What Kind of Libertarian Are You?


(24 June)
I was surprised by [Mark Littlewood’s , the Director-General of the IEA] piece in the Mail on Sunday this weekend. Mark proposes a public register of everyone claiming benefits of any kind – pensions, disability living allowance, jobseeker’s allowance, and so on. This strikes me as a very bad idea indeed.” …
“In my experience, most unemployed people are profoundly ashamed of being unemployed. Removing their privacy, exposing them to gossiping neighbours and their children to bullying classmates, will just make that even worse.” …
“These proposals would humiliate people on benefits and rob them of their privacy. They don’t deserve it. Many (probably most) of them are dependent on welfare because of the state itself, and it is senseless to make their lives even more difficult instead of tackling the real causes of their poverty.
“If you think that unemployment is largely caused by government mismanagement of the economy, it makes no sense to humiliate people for being out of work. If you think that government welfare has crowded out private charity, you shouldn’t blame people forced to rely on government disability benefits. If you blame planning regulations for the high cost of housing, you should focus on those regulations before you cut off the money that mitigates the problem for a few poor people.” …
“To me, this is one of the key messages that ‘bleeding heart’ libertarians need to get across to other free marketeers. Cutting back the state is a bit like a game of Jenga – if you blithely pull away the supports that people rely on before you take away the causes of that reliance, you’ll only end up making things worse.”
Comment
Follow the link and read the whole of Sam’s short post.
(Disclosure: I am a Fellow of the Adam Smith Institute).
I was pleased to read Sam’s post because it coincides with my own views as a moderate libertarian, a stance that is not popular with some libertarians of a more radical disposition (such as followers of Ayn Rand).
Political economy, at least as I understand it in the context of Adam Smith’s Works, is not about blaming the poor for being poor, or, indeed, admiring the rich for being rich.   There are feckless layabouts right across the income distribution who are fed by the work of others. Both wealth creators, who in Smith’s thoughts were productive, and some of their relatives who are prodigal layabouts in the consumption of the output of the productive, and at the other end of the spectrum, among the regular consumers of productive from their state-benefits, paid for from the taxation of the productive.  But both these ends of the spectrum in the main are minorities. Desirable as it may be, reducing the number of these minorities requires more complex solutions than moral crusades with simple solutions and slogans.  

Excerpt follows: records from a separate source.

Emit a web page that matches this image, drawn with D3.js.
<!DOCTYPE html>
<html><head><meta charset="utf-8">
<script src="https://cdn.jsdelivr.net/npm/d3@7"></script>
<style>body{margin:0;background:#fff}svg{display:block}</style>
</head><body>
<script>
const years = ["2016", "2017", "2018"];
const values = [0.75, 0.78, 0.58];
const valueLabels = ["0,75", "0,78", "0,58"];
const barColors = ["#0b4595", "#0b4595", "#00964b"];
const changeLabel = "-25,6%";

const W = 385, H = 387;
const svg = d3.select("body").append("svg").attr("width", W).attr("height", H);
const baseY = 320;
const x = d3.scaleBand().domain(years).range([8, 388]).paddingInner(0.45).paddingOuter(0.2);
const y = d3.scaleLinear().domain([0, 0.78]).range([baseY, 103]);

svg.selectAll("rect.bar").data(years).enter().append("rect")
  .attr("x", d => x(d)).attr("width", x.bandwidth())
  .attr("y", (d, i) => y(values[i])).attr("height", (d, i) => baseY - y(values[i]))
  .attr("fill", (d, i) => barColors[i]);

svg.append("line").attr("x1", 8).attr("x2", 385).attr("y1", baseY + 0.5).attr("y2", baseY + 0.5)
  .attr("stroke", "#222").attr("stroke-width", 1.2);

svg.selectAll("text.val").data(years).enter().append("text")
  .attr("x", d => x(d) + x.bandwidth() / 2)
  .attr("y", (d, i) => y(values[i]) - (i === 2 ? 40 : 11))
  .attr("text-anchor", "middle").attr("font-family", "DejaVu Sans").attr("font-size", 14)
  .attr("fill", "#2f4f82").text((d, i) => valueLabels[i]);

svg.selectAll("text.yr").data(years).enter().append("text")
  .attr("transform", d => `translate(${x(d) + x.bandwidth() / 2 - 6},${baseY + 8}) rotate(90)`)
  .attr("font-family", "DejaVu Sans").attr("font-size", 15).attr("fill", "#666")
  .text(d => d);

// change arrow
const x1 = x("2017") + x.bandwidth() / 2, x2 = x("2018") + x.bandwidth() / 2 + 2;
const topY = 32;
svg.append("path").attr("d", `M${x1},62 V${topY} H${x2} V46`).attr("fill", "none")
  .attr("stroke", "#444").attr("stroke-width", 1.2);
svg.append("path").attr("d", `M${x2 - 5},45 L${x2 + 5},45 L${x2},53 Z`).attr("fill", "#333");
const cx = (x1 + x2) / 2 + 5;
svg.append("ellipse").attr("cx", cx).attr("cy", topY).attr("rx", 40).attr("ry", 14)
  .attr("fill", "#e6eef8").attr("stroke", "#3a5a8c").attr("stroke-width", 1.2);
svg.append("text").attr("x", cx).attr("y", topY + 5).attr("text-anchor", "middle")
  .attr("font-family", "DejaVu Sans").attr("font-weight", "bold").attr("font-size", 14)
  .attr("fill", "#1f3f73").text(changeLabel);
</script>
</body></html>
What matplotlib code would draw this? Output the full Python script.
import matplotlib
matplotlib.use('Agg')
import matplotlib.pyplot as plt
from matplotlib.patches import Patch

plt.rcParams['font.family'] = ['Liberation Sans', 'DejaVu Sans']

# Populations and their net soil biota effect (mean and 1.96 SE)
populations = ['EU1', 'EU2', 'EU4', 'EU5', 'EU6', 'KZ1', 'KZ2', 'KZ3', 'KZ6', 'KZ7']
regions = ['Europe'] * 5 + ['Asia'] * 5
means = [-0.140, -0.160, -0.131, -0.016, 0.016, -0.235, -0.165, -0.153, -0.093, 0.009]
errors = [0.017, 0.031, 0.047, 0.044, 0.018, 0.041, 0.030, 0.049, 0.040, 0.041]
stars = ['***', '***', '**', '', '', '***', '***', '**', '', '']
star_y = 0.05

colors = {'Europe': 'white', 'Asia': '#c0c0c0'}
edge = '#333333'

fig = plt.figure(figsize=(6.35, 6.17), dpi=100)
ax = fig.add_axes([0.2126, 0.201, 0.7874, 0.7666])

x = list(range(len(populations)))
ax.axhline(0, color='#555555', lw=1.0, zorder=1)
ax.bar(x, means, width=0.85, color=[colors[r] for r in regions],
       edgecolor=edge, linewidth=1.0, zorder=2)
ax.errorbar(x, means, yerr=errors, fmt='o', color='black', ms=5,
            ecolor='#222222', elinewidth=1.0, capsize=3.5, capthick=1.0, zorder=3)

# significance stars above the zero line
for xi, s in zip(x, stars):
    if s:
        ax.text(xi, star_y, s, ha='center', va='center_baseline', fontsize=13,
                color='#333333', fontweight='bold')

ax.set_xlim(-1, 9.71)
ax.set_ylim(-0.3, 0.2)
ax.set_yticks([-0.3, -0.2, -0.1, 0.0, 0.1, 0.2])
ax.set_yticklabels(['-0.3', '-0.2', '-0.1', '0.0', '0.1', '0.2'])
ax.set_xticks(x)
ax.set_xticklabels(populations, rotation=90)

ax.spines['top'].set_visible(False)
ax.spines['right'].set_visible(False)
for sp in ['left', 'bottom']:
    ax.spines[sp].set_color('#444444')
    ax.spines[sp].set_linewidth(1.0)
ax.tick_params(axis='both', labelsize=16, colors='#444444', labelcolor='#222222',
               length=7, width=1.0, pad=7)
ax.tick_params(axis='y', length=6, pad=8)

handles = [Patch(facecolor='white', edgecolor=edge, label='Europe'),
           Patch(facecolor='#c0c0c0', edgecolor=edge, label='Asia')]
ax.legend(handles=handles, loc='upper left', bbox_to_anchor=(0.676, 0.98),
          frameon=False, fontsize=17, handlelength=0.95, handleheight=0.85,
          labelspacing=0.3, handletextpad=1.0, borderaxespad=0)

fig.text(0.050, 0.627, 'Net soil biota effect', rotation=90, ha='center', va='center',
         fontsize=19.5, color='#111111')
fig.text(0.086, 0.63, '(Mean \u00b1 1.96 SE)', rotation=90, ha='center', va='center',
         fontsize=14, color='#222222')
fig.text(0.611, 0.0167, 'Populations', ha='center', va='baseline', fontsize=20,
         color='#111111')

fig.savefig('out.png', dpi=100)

The short-cuts advocated by some without considering the heavy social cost in human terms is not an element of a liberal libertarian.  The Bolsheviks tried the ‘short-cut’ strategy as did the Maoist communists and the Kymer Rouge, with appalling costs in human lives.  Human societies have never worked like that, though a few have ended that way, and the glaring examples of the surviving remnants of a few hunter-gatherer groups still functioning with the early technologies of the deep past that show human life as it never evolved socially like the ones we live in.  They are much admired by visiting scientists but very few choose to live their lives out with them and without modern technology, outside Tarzan fantisies.
Societies evolve gradually creating possibilities that are easily wasted in the all to easy options of ‘short-cut’ politics, which usually end in tyrannical personal gains of a few at the expense of the many, especially those few who are parasitic.  The stone detritus of the civilisations left after they self-destructed, created today’s archeological science and accompanying rich tourist trails.
Sam is right: if we want to eliminate poverty (and feckless super-consumption) we should address that problem and not punish the poor and their children as a short-term ‘fix’ under knee-jerk sloganising.  I expect nothing much from the extremes of left or right, but do from Libertarians.
Sam Bowman’s few paragraphs are a step in the direction I wish to go.
As a moderate libertarian, this is only my opinion and I have no intention of forcing it on anyone.
If this makes me a “bleeding heart Libertarian” – I think I can live with that label.